Ausführliche Erklärung
Devianz bezeichnet in der Soziologie und Kriminologie alle Verhaltensweisen, die von gesellschaftlichen oder kulturellen Normen abweichen. Dabei ist nicht entscheidend, ob diese Abweichung strafbar ist – vielmehr geht es um die soziale Reaktion auf Normverletzungen. Devianz umfasst daher ein breites Spektrum: von modischen Eigenheiten und religiösen Sonderwegen bis hin zu Kriminalität oder politischen Protestformen.
Devianz ist ein relativer Begriff: Was in einer Gesellschaft als deviant gilt, kann in einer anderen als normal empfunden werden. Ebenso ist Devianz zeitlich wandelbar – etwa bei Drogenkonsum oder Homosexualität.

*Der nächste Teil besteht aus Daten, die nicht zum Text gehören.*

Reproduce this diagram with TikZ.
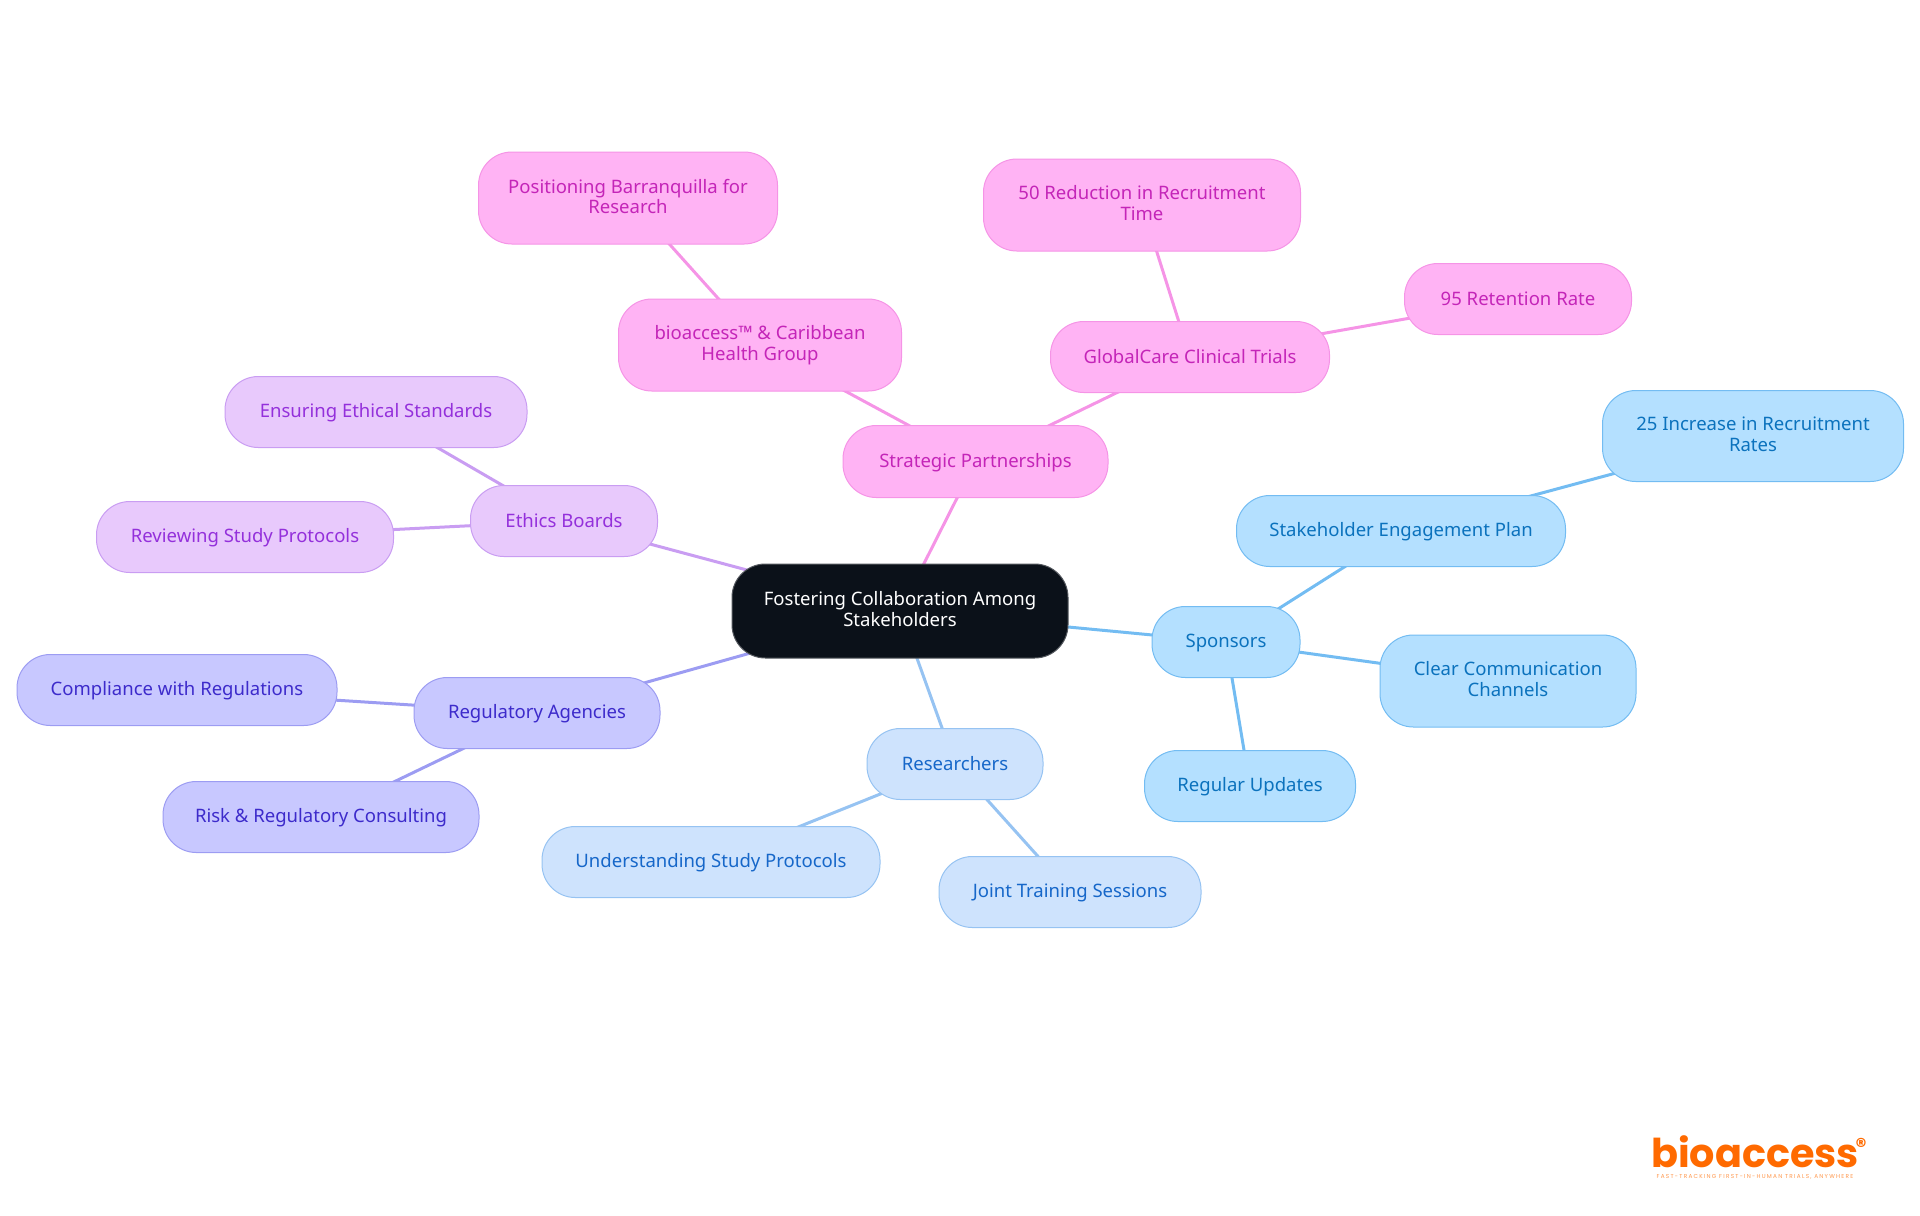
\documentclass[tikz,border=0pt]{standalone}
\usepackage{fontspec}
\setmainfont{Noto Sans}
\newfontfamily\logofont[Ligatures=NoCommon]{Poppins}
\newfontfamily\tagfont[LetterSpace=22]{Poppins}
\usetikzlibrary{backgrounds}
\definecolor{rootfill}{HTML}{0B1119}
\definecolor{pinkfill}{HTML}{FFB3F4}
\definecolor{pinkline}{HTML}{F594E6}
\definecolor{pinktext}{HTML}{C425B8}
\definecolor{lilacfill}{HTML}{E8C9FC}
\definecolor{lilacline}{HTML}{C99DF2}
\definecolor{lilactext}{HTML}{9430DB}
\definecolor{indigofill}{HTML}{C8C8FF}
\definecolor{indigoline}{HTML}{9C9CF2}
\definecolor{indigotext}{HTML}{3D2BCB}
\definecolor{palefill}{HTML}{CEE3FD}
\definecolor{paleline}{HTML}{96C3F2}
\definecolor{paletext}{HTML}{1667C9}
\definecolor{skyfill}{HTML}{B4E0FF}
\definecolor{skyline}{HTML}{73BCF2}
\definecolor{skytext}{HTML}{0B72BD}
\definecolor{logoorange}{HTML}{FF6A00}
\tikzset{
  mapbox/.style={rectangle, draw, rounded corners=25pt, inner sep=0pt, align=center, line width=0.75pt,
    font=\fontsize{13.9pt}{15.5pt}\selectfont,
    execute at begin node={\rule{0pt}{12pt}}, execute at end node={\rule[-2.6pt]{0pt}{2.6pt}}},
  boxsize/.style 2 args={minimum width=#1*0.75pt, minimum height=#2*0.75pt},
  rootbox/.style={mapbox, fill=rootfill, draw=rootfill!70!white, text=white},
  pinkbox/.style={mapbox, fill=pinkfill, draw=pinkline, text=pinktext},
  lilacbox/.style={mapbox, fill=lilacfill, draw=lilacline, text=lilactext},
  indigobox/.style={mapbox, fill=indigofill, draw=indigoline, text=indigotext},
  palebox/.style={mapbox, fill=palefill, draw=paleline, text=paletext},
  skybox/.style={mapbox, fill=skyfill, draw=skyline, text=skytext},
  link/.style={line width=2.25pt}
}
\begin{document}
\begin{tikzpicture}[x=0.75pt, y=-0.75pt]
    \useasboundingbox (0,0) rectangle (1920,1215);

    % Nodes
    \node (root) [rootbox, boxsize={336}{94}] at (900,611) {Fostering Collaboration Among\\Stakeholders};

    \node (partners) [pinkbox, boxsize={265}{72}] at (975.5,461.5) {Strategic Partnerships};
    \node (caribbean) [pinkbox, boxsize={283}{92}] at (760,345) {bioaccess™ \& Caribbean\\Health Group};
    \node (barranquilla) [pinkbox, boxsize={299}{92}] at (628,198) {Positioning Barranquilla for\\Research};
    \node (globalcare) [pinkbox, boxsize={279}{71}] at (1190,357) {GlobalCare Clinical Trials};
    \node (reduction) [pinkbox, boxsize={317}{92}] at (1142,205) {50 Reduction in Recruitment\\Time};
    \node (retention) [pinkbox, boxsize={227}{71}] at (1518,299) {95 Retention Rate};

    \node (ethics) [lilacbox, boxsize={187}{71}] at (564,521) {Ethics Boards};
    \node (standards) [lilacbox, boxsize={302}{71}] at (376,412) {Ensuring Ethical Standards};
    \node (reviewing) [lilacbox, boxsize={297}{71}] at (245,537) {Reviewing Study Protocols};

    \node (agencies) [indigobox, boxsize={246}{71}] at (537,713) {Regulatory Agencies};
    \node (compliance) [indigobox, boxsize={320}{71}] at (177,690) {Compliance with Regulations};
    \node (consulting) [indigobox, boxsize={316}{71}] at (321,817) {Risk \& Regulatory Consulting};

    \node (researchers) [palebox, boxsize={176}{71}] at (955,764) {Researchers};
    \node (protocols) [palebox, boxsize={338}{71}] at (711,862) {Understanding Study Protocols};
    \node (training) [palebox, boxsize={262}{71}] at (1070,892) {Joint Training Sessions};

    \node (sponsors) [skybox, boxsize={148}{71}] at (1226,642) {Sponsors};
    \node (engagement) [skybox, boxsize={329}{71}] at (1401,531) {Stakeholder Engagement Plan};
    \node (increase) [skybox, boxsize={301}{91}] at (1753,436) {25 Increase in Recruitment\\Rates};
    \node (channels) [skybox, boxsize={256}{92}] at (1508,681) {Clear Communication\\Channels};
    \node (updates) [skybox, boxsize={211}{71}] at (1250,786) {Regular Updates};

    % Logo
    \node (logo) [inner sep=0pt, text=logoorange, font=\logofont\bfseries\fontsize{29.8pt}{30pt}\selectfont] at (1755,1152) {bioaccess};
    \node (logomark) [inner sep=0pt, text=logoorange, font=\logofont\bfseries\fontsize{16pt}{16pt}\selectfont] at (1861,1146) {®};
    \node (logotag) [inner sep=0pt, text=logoorange!70, font=\tagfont\fontsize{4.3pt}{5pt}\selectfont] at (1755,1177) {FAST-TRACKING FIRST-IN-HUMAN TRIALS, ANYWHERE};

    % Connectors
    \begin{scope}[on background layer]
      \draw[link, pinkline] (root.center) -- (partners.center);
      \draw[link, pinkline] (partners.center) -- (caribbean.center);
      \draw[link, pinkline] (caribbean.center) -- (barranquilla.center);
      \draw[link, pinkline] (partners.center) -- (globalcare.center);
      \draw[link, pinkline] (globalcare.center) -- (reduction.center);
      \draw[link, pinkline] (globalcare.center) -- (retention.center);
      \draw[link, lilacline] (root.center) -- (ethics.center);
      \draw[link, lilacline] (ethics.center) -- (standards.center);
      \draw[link, lilacline] (ethics.center) -- (reviewing.center);
      \draw[link, indigoline] (root.center) -- (agencies.center);
      \draw[link, indigoline] (agencies.center) -- (compliance.center);
      \draw[link, indigoline] (agencies.center) -- (consulting.center);
      \draw[link, paleline] (root.center) -- (researchers.center);
      \draw[link, paleline] (researchers.center) -- (protocols.center);
      \draw[link, paleline] (researchers.center) -- (training.center);
      \draw[link, skyline] (root.center) -- (sponsors.center);
      \draw[link, skyline] (sponsors.center) -- (engagement.center);
      \draw[link, skyline] (engagement.center) -- (increase.center);
      \draw[link, skyline] (sponsors.center) -- (channels.center);
      \draw[link, skyline] (sponsors.center) -- (updates.center);
    \end{scope}
  \end{tikzpicture}
\end{document}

Entscheidend ist, wer Normabweichung definiert und sanktioniert: häufig geschieht dies durch Institutionen wie Polizei, Gerichte, Schule oder Medien.
Theoriebezug
Im Zentrum steht der sogenannte Labeling Approach (auch: Etikettierungsansatz), besonders geprägt durch Howard S. Becker: Nicht das Verhalten an sich ist deviant, sondern dessen gesellschaftliche Etikettierung. Devianz entsteht durch das Machtverhältnis zwischen Normsetzern und Normverletzern. Auch Émile Durkheim betrachtete Devianz als normales und funktionales Phänomen: Sie zeige, wo die moralischen Grenzen einer Gesellschaft verlaufen, und ermögliche sozialen Wandel.